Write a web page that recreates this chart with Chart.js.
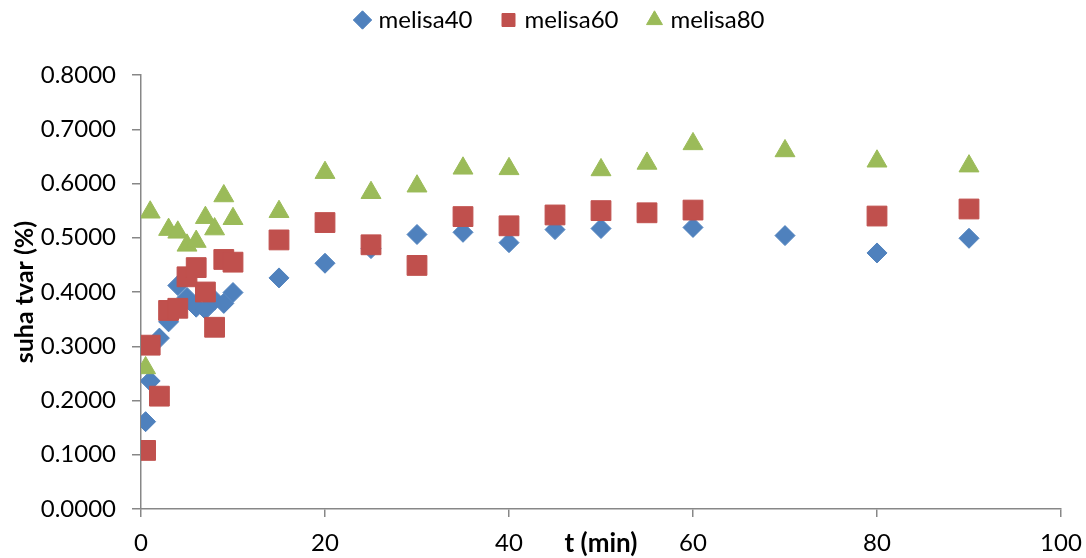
<!DOCTYPE html>
<html>
<head>
<meta charset="utf-8">
<script src="https://cdn.jsdelivr.net/npm/chart.js@4.4.0/dist/chart.umd.min.js"></script>
<style>
  html, body { margin: 0; padding: 0; background: #fff; }
  #wrap { width: 1086px; height: 558px; }
</style>
</head>
<body>
<div id="wrap"><canvas id="grafico"></canvas></div>
<script>
// vrijeme (min) i suha tvar za svaki uzorak
var t40 = [0.5, 1, 2, 3, 4, 5, 6, 7, 8, 9, 10, 15, 20, 25, 30, 35, 40, 45, 50, 60, 70, 80, 90];
var melisa40 = [0.161, 0.236, 0.315, 0.345, 0.412, 0.390, 0.372, 0.368, 0.385, 0.379, 0.399, 0.426, 0.453, 0.480, 0.506, 0.510, 0.491, 0.515, 0.517, 0.519, 0.504, 0.472, 0.499];

var t60 = [0.5, 1, 2, 3, 4, 5, 6, 7, 8, 9, 10, 15, 20, 25, 30, 35, 40, 45, 50, 55, 60, 80, 90];
var melisa60 = [0.108, 0.302, 0.208, 0.366, 0.370, 0.428, 0.445, 0.400, 0.335, 0.460, 0.455, 0.496, 0.528, 0.487, 0.449, 0.539, 0.522, 0.542, 0.550, 0.546, 0.551, 0.540, 0.553];

var t80 = [0.5, 1, 3, 4, 5, 6, 7, 8, 9, 10, 15, 20, 25, 30, 35, 40, 50, 55, 60, 70, 80, 90];
var melisa80 = [0.260, 0.547, 0.515, 0.510, 0.486, 0.493, 0.537, 0.516, 0.577, 0.535, 0.548, 0.620, 0.583, 0.595, 0.628, 0.627, 0.625, 0.637, 0.673, 0.660, 0.641, 0.632];

var xTicks = [0, 20, 40, 60, 80, 100];
var yTicks = [0, 0.1, 0.2, 0.3, 0.4, 0.5, 0.6, 0.7, 0.8];

function tocke(xs, ys) {
    var lista = [];
    for (var i = 0; i < xs.length; i++) {
        lista.push({ x: xs[i], y: ys[i] });
    }
    return lista;
}

Chart.defaults.font.family = "Lato";
Chart.defaults.font.size = 24;
Chart.defaults.color = "#000";

// naslov x osi stoji u istom redu kao oznake
var naslovX = {
    id: "naslovX",
    afterDraw: function (chart) {
        var ctx = chart.ctx;
        var a = chart.chartArea;
        ctx.save();
        ctx.font = "bold 26px Lato";
        ctx.fillStyle = "#000";
        ctx.textAlign = "center";
        ctx.textBaseline = "middle";
        ctx.fillText("t (min)", (a.left + a.right) / 2, 544);
        ctx.restore();
    }
};

// legenda: fiksna visina, malo pomaknuta udesno i gore
var legendaVisina = {
    id: "legendaVisina",
    beforeInit: function (chart) {
        var fit = chart.legend.fit;
        chart.legend.fit = function () {
            fit.bind(chart.legend)();
            this.height = 75;
        };
    },
    afterLayout: function (chart) {
        var l = chart.legend;
        l.left += 31;
        l.right += 31;
        l.top -= 24;
        l.bottom -= 24;
    }
};

var siva = "#878787";

new Chart(document.getElementById("grafico"), {
    type: "scatter",
    data: {
        datasets: [{
            label: "melisa40",
            data: tocke(t40, melisa40),
            pointStyle: "rectRot",
            pointRadius: 10,
            pointHoverRadius: 10,
            backgroundColor: "#4F81BD",
            borderColor: "#4F81BD",
            borderWidth: 1,
            order: 3
        }, {
            label: "melisa60",
            data: tocke(t60, melisa60),
            pointStyle: "rect",
            pointRadius: 14,
            pointHoverRadius: 14,
            backgroundColor: "#C0504D",
            borderColor: "#C0504D",
            borderWidth: 1,
            order: 2
        }, {
            label: "melisa80",
            data: tocke(t80, melisa80),
            pointStyle: "triangle",
            pointRadius: 11.5,
            pointHoverRadius: 11.5,
            backgroundColor: "#9BBB59",
            borderColor: "#9BBB59",
            borderWidth: 1,
            order: 1
        }]
    },
    options: {
        responsive: true,
        maintainAspectRatio: false,
        animation: false,
        events: [],
        layout: { padding: { left: 0, right: 25, top: 0, bottom: 0 } },
        plugins: {
            tooltip: { enabled: false },
            legend: {
                position: "top",
                labels: {
                    usePointStyle: true,
                    boxWidth: 8,
                    boxHeight: 13,
                    padding: 32,
                    font: { size: 24 },
                    sort: function (a, b) { return a.datasetIndex - b.datasetIndex; }
                }
            }
        },
        scales: {
            x: {
                type: "linear",
                min: 0,
                max: 100,
                afterFit: function (scale) {
                    scale.height = 49;
                    scale.paddingLeft = 0;
                    scale.paddingRight = 0;
                },
                afterBuildTicks: function (scale) {
                    scale.ticks = xTicks.map(function (v) { return { value: v }; });
                },
                ticks: { padding: 12, font: { size: 24 } },
                grid: { drawOnChartArea: false, drawTicks: true, tickLength: 8, color: siva, lineWidth: 1.5 },
                border: { display: true, color: siva, width: 1.5 }
            },
            y: {
                min: 0,
                max: 0.8,
                afterFit: function (scale) { scale.width = 141; },
                afterBuildTicks: function (scale) {
                    scale.ticks = yTicks.map(function (v) { return { value: v }; });
                },
                ticks: {
                    padding: 16,
                    font: { size: 24 },
                    callback: function (v) { return Number(v).toFixed(4); }
                },
                title: {
                    display: true,
                    text: "suha tvar (%)",
                    font: { size: 25, weight: "bold" },
                    padding: { top: 10, bottom: 0 }
                },
                grid: { drawOnChartArea: false, drawTicks: true, tickLength: 9, color: siva, lineWidth: 1.5 },
                border: { display: true, color: siva, width: 1.5 }
            }
        }
    },
    plugins: [naslovX, legendaVisina]
});
</script>
</body>
</html>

_ _ _

### [EXERCISE TASK]
Go from the first line of the listing to the line holding "0.504, 0.472, 0.499];" and, please, transcribe those lines exactly, both included, with no pictures.

### [REPLY]
Write a web page that recreates this chart with Chart.js.
<!DOCTYPE html>
<html>
<head>
<meta charset="utf-8">
<script src="https://cdn.jsdelivr.net/npm/chart.js@4.4.0/dist/chart.umd.min.js"></script>
<style>
  html, body { margin: 0; padding: 0; background: #fff; }
  #wrap { width: 1086px; height: 558px; }
</style>
</head>
<body>
<div id="wrap"><canvas id="grafico"></canvas></div>
<script>
// vrijeme (min) i suha tvar za svaki uzorak
var t40 = [0.5, 1, 2, 3, 4, 5, 6, 7, 8, 9, 10, 15, 20, 25, 30, 35, 40, 45, 50, 60, 70, 80, 90];
var melisa40 = [0.161, 0.236, 0.315, 0.345, 0.412, 0.390, 0.372, 0.368, 0.385, 0.379, 0.399, 0.426, 0.453, 0.480, 0.506, 0.510, 0.491, 0.515, 0.517, 0.519, 0.504, 0.472, 0.499];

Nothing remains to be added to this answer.